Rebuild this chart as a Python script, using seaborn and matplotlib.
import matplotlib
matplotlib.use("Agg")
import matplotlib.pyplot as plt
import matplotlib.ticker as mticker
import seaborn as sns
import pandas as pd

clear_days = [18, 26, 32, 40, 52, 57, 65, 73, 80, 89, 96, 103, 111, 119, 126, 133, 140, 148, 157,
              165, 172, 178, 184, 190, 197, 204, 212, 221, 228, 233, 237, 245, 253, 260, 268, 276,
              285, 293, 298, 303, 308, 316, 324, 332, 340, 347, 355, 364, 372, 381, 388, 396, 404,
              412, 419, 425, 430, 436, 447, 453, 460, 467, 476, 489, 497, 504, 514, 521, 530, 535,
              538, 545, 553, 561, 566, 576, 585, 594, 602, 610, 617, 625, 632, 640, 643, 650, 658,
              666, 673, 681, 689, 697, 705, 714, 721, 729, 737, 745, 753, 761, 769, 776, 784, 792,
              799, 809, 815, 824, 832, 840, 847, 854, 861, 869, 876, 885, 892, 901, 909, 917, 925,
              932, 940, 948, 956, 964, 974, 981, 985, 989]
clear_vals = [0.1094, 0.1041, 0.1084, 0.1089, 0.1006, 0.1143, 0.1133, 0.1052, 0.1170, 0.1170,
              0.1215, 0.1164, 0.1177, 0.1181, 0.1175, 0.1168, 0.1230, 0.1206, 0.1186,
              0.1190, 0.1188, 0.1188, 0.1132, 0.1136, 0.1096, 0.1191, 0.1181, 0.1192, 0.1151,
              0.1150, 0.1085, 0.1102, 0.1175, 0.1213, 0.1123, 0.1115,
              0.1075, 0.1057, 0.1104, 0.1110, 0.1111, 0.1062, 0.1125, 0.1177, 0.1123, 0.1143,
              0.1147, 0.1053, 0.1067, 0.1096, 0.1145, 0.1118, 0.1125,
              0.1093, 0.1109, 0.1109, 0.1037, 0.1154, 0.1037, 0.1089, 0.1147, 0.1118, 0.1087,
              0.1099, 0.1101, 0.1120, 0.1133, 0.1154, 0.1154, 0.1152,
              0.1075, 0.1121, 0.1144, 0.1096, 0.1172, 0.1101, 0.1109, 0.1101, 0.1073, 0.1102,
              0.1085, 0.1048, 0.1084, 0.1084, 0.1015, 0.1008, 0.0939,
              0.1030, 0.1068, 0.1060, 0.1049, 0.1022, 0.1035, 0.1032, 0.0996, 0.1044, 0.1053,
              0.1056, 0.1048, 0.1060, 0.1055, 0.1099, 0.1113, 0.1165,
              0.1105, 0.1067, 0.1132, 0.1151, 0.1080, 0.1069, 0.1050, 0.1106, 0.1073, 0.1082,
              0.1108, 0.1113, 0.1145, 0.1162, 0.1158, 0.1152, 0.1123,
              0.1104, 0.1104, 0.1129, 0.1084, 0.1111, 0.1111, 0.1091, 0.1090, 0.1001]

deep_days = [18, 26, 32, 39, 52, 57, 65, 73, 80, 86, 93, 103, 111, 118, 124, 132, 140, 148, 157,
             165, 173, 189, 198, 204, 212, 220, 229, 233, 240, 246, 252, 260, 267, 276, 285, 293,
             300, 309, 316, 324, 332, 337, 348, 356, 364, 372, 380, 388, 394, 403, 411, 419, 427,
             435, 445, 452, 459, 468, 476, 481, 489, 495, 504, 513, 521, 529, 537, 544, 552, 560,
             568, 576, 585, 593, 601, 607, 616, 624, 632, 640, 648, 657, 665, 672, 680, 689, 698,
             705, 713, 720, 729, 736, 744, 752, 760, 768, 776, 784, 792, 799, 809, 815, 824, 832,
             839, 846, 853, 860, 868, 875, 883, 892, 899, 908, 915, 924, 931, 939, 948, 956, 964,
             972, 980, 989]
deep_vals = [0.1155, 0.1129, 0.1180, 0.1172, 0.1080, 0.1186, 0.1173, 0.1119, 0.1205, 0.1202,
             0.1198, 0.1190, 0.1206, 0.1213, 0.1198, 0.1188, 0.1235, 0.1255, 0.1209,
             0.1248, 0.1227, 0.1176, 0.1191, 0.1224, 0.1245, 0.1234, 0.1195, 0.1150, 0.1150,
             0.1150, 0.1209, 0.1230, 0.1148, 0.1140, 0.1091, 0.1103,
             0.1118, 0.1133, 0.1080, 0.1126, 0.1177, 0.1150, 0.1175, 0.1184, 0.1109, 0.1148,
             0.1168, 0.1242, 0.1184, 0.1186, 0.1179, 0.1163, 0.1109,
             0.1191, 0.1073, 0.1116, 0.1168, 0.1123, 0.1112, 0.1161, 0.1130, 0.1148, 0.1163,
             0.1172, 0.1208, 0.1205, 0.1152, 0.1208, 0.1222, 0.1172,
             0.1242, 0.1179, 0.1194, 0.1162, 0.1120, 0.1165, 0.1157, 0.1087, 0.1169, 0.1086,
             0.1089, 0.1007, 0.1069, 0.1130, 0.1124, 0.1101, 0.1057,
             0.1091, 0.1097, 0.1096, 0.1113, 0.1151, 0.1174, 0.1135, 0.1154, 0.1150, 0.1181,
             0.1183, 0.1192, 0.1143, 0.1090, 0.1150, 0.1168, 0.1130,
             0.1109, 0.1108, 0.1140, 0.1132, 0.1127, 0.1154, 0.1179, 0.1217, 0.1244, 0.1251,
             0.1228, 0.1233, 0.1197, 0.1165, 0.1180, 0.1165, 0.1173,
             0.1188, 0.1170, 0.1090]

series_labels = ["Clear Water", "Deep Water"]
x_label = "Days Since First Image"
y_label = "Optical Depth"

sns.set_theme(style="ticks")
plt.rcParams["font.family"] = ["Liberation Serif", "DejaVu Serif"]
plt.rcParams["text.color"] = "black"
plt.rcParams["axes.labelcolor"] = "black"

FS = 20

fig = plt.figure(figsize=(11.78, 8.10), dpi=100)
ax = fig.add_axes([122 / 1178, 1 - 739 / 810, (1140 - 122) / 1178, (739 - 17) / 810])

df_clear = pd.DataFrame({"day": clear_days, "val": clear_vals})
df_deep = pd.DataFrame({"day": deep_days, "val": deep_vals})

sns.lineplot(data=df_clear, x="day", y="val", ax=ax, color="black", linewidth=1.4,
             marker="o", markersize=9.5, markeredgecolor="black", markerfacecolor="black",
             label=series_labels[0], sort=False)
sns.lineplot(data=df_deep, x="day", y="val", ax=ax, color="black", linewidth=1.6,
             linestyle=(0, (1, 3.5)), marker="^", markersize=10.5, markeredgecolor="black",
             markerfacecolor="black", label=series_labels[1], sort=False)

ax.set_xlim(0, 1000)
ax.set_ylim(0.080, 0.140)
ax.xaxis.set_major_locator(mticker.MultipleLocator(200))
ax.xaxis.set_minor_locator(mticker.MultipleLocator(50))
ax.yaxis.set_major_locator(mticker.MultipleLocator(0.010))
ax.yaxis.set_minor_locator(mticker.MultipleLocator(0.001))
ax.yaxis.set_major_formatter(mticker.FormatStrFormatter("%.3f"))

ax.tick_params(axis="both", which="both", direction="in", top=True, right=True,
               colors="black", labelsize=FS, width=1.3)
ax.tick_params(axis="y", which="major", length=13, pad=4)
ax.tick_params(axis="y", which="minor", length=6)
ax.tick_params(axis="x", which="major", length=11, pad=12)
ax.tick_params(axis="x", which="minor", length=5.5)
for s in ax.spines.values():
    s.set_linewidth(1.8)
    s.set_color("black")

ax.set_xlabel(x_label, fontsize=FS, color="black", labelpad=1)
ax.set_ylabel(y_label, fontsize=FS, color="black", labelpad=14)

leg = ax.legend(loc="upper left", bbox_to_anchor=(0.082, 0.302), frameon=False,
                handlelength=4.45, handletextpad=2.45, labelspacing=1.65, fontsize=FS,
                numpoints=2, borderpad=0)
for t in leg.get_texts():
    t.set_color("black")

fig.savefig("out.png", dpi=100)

..........

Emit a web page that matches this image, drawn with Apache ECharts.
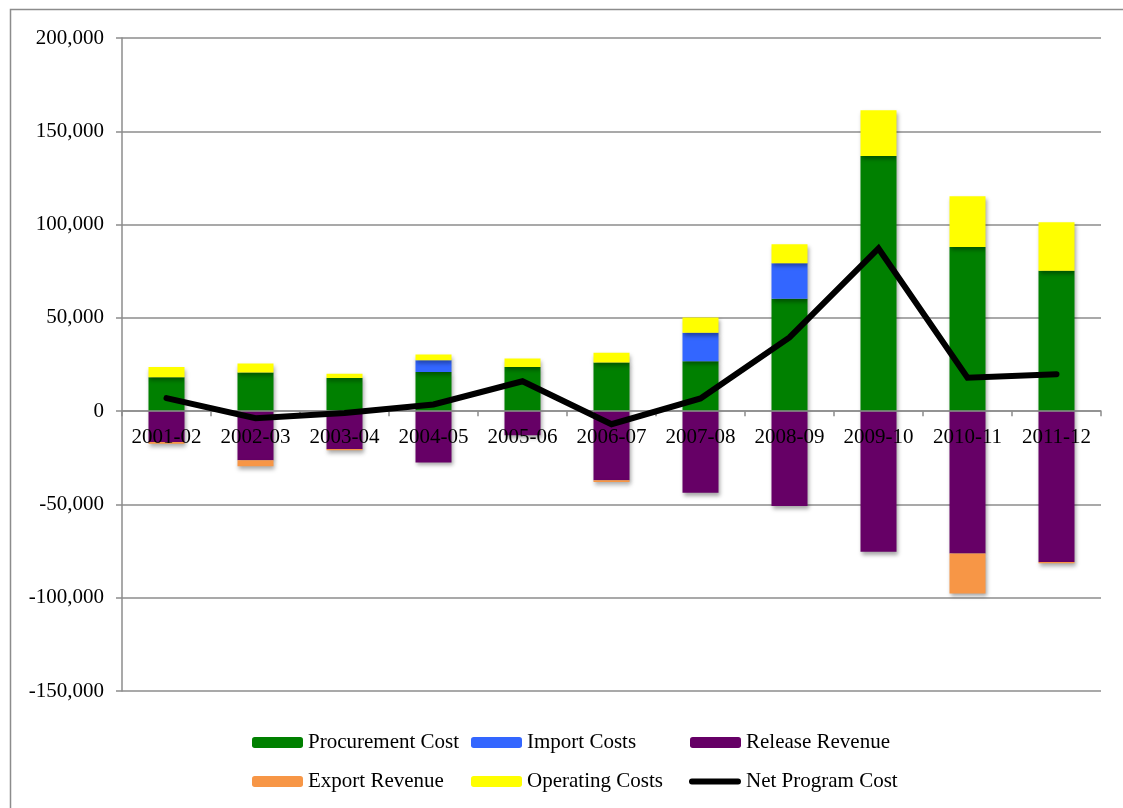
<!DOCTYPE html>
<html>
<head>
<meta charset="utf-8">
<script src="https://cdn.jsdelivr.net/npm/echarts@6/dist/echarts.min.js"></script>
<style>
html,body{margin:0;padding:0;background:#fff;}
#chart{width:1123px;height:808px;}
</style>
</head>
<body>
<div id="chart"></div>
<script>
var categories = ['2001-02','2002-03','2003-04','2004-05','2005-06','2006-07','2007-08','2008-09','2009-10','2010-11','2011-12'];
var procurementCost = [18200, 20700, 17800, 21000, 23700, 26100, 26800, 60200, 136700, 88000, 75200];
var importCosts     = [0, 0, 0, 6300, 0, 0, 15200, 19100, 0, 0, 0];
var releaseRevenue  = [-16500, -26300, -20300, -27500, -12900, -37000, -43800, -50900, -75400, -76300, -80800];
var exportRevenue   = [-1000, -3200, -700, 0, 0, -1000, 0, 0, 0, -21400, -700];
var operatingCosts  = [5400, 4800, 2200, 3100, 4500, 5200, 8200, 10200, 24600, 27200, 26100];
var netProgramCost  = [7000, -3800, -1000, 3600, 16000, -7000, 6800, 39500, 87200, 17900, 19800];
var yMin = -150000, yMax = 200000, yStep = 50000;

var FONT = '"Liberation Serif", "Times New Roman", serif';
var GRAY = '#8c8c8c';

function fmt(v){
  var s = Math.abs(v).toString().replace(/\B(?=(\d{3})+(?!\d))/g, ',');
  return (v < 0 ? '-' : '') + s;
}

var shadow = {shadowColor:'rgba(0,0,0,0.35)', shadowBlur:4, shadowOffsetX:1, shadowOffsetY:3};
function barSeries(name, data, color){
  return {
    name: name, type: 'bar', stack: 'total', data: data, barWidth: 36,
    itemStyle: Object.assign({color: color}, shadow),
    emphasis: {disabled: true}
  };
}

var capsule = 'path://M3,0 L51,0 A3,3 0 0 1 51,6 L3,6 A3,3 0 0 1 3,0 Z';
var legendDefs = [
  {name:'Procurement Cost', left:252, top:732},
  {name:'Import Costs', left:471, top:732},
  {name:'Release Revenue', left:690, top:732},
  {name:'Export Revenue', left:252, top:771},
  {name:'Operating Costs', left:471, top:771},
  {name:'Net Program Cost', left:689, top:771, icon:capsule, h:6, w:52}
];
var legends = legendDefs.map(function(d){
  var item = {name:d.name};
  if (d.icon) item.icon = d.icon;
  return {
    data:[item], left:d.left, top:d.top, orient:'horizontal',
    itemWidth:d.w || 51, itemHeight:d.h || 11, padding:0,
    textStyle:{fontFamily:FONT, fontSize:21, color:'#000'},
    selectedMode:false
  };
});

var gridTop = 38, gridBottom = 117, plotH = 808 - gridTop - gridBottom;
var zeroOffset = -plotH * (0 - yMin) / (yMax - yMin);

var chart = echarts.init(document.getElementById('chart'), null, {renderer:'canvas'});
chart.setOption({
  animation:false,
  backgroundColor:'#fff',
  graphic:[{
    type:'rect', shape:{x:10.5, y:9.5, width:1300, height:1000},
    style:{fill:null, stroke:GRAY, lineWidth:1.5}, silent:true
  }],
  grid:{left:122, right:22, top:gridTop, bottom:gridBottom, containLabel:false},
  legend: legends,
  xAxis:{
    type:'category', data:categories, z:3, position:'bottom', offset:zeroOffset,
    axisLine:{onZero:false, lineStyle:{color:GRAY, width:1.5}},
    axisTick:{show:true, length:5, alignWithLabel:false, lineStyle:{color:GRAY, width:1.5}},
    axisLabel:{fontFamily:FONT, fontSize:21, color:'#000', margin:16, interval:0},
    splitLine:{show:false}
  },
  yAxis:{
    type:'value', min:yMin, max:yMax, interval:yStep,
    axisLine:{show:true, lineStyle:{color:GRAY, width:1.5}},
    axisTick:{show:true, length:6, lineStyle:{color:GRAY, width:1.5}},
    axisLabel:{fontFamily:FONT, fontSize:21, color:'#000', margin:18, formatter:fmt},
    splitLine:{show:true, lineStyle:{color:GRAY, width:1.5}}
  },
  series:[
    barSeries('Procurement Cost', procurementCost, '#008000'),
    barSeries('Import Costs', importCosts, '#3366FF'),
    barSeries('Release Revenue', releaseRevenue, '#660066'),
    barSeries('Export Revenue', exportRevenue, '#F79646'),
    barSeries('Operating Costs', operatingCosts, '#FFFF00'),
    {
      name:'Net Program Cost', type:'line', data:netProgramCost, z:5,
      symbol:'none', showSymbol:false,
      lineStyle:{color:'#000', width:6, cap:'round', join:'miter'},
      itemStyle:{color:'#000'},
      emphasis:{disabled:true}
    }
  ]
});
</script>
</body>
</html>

..........

§ Problem to solve
Your task is to transcribe only the lines from the line containing "Rebuild this chart" through the line containing "import pandas as pd", word for word.

§ Output for this task
Rebuild this chart as a Python script, using seaborn and matplotlib.
import matplotlib
matplotlib.use("Agg")
import matplotlib.pyplot as plt
import matplotlib.ticker as mticker
import seaborn as sns
import pandas as pd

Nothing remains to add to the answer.